When I was really really young, I'd talk to everyone in the streets, roads, everywhere! We were living at Germany at the time, and (from what I'm told) I would go upto any Hobo and any model and start talking with the little German I knew.

Then We came to Australia after going back to Nepal for a while, Yeah, I was very hyper still, and I would do the same thing, but I would get bullied by this guy at school, and it dampened my spirits and I started becoming quiet. At Year 3 (xD) I changed schools, and once again, was a hyper guy, who wanted to socialize, but no-one would want to be friends with me because I was always acting out "KAME HAME HAHHH!" So yeah... I had no friends except for the guys who acted out Age-Of-Empires D:

Then I changed schools in year 5, and Although Annoying, I was very popular. Everyone knew me, I didn't know them xD Our Group Owned the school, everyone looked upto us.

In Year 7, I got to school about 4 weeks late because I went to Nepal to visit my grandparents, and I didn't get to go to those peer-to-peer programs, so I was pretty much an outcast in school. This is when I first joined PC because I had nothing to do at all.

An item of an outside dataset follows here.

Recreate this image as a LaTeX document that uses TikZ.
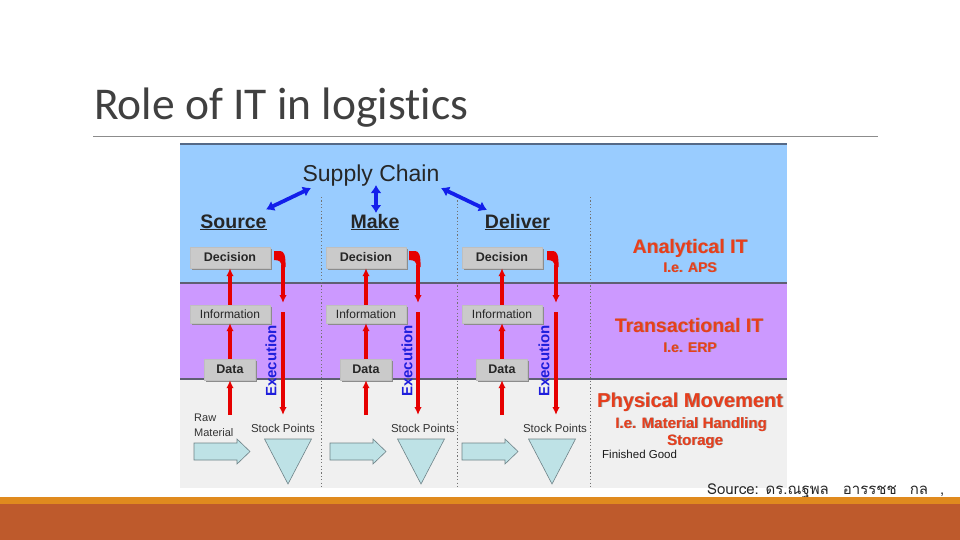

Half-way through year 7, this girl asked me out, and I said yes xD

In year 8, we broke up, and I went all emo and stuff, but soon, I got over the fact that it was the end of our relationship which consisted of me calling her for 5 hours straight nearly every night o.o
I pretty much lost my popularity because I spent too much time talking to her, and yeah, now everything was gone. So now I'm alone, no popularity, and a very antisocial person D:

Year 9, alot of crazy stuff happened, and she told me she loved me, and i told her to give this other guy a chance, she did, and now me and her have problems. But thats not all, I soon realise that everyone is out there just to get noticed, so I stop my gruffy, angry nature with the lebanese guys at school, and they prove to be quite fun. I start hanging out with Asians and my social life is going up... Kinda..

Now, My social life at school is very good, I find it hard to get a strong bond with someone first, but I'm the type of person that people would spill everything to, and know that I'd trust them with my life. Most of my secrets are kept with over 20 people, and It's a good feeling when you get help and advice from more than just two or three people.

Yet, In real life, I have problems with girls.. If I meet them on the net, Then I meet them in real life, Its easy, but If its directly in real life, I get shaky and stuff which is a result of my low-confidence with girls (since my bully from year 1 D: )


And thats my social life... If some one comes to me for help, normally I'd help them without a second thought, but sometimes it really ticks me off as sometimes its not the right time and place.. I do annoy people alot though xD Its a result of my never-ending Hyperness :D
 
Lol I'm in the Navy, surrounded by the same people I work with day in and dayout, so I don't really have a choice!! Actually, I'm for the most part very social and pretty well liked. Granted, after work when we're in port I usually crash at my pad, and don't really talk to anyone, but that's my chill mode time. Underway, nobody has crap for privacy so everyone knows everyones buisness. So underway we're hella social. In different ports, I'm always talking to the locals (unless they don't speak English; thank you Shanghai, Vladivostok and most of South Korea).

In a nutshell: Yep. I'm pretty social.